_Information given_.

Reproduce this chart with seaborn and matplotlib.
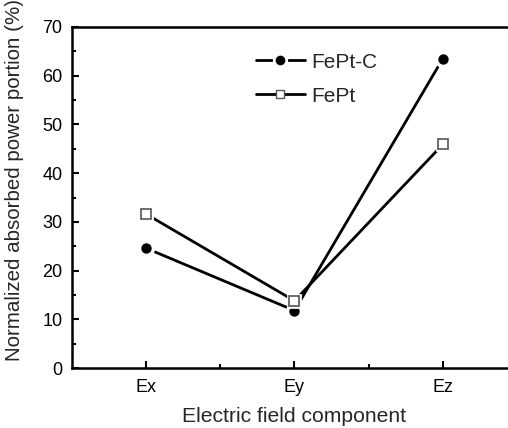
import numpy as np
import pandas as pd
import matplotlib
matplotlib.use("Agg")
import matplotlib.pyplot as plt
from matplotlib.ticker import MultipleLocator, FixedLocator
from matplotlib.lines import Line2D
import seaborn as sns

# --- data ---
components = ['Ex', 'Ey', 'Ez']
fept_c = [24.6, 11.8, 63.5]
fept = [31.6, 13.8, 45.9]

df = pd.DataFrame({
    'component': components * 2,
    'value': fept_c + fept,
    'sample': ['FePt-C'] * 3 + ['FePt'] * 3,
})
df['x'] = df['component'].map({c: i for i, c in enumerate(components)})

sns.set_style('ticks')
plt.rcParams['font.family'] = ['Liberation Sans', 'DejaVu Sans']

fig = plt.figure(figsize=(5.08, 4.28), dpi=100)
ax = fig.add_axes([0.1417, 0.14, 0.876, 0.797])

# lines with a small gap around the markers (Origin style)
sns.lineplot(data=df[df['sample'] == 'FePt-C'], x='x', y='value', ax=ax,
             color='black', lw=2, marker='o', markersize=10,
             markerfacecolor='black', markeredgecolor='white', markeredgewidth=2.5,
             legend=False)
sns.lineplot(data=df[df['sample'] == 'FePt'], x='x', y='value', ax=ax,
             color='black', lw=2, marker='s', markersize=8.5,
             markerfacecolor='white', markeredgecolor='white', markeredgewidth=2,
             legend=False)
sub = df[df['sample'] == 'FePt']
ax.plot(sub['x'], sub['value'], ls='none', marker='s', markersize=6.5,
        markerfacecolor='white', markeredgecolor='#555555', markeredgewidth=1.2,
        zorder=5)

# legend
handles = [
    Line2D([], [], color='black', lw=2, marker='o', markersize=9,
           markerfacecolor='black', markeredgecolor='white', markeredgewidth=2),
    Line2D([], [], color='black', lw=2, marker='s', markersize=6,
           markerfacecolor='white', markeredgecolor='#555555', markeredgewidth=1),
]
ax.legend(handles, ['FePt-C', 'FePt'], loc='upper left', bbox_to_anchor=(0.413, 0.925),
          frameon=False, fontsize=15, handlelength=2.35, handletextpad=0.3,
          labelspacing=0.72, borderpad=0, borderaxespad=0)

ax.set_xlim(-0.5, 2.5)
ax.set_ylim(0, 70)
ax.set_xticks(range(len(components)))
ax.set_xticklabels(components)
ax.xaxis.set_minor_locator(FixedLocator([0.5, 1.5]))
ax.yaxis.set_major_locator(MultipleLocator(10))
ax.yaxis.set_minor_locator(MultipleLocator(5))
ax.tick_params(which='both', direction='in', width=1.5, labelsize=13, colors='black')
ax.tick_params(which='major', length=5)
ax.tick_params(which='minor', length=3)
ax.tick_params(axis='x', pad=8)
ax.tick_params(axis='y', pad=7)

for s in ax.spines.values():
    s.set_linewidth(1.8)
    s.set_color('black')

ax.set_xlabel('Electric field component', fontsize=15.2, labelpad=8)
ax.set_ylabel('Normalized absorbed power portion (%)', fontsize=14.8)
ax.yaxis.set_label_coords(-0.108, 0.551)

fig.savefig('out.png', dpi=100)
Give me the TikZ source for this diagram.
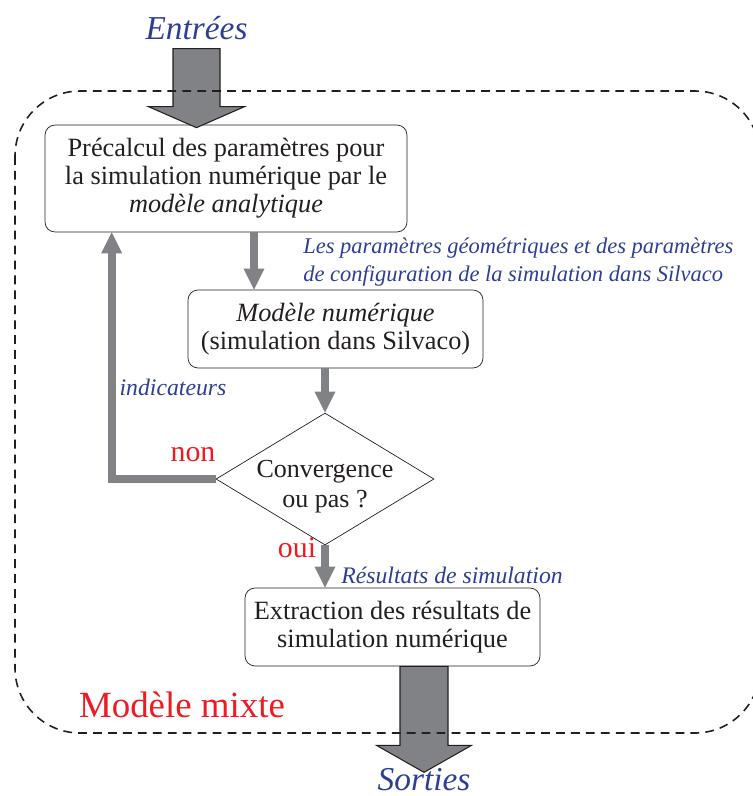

_What needs to be done_.
Above are the records; copy every line in them that holds the word "with".

_Exercise answer_.
Reproduce this chart with seaborn and matplotlib.
# lines with a small gap around the markers (Origin style)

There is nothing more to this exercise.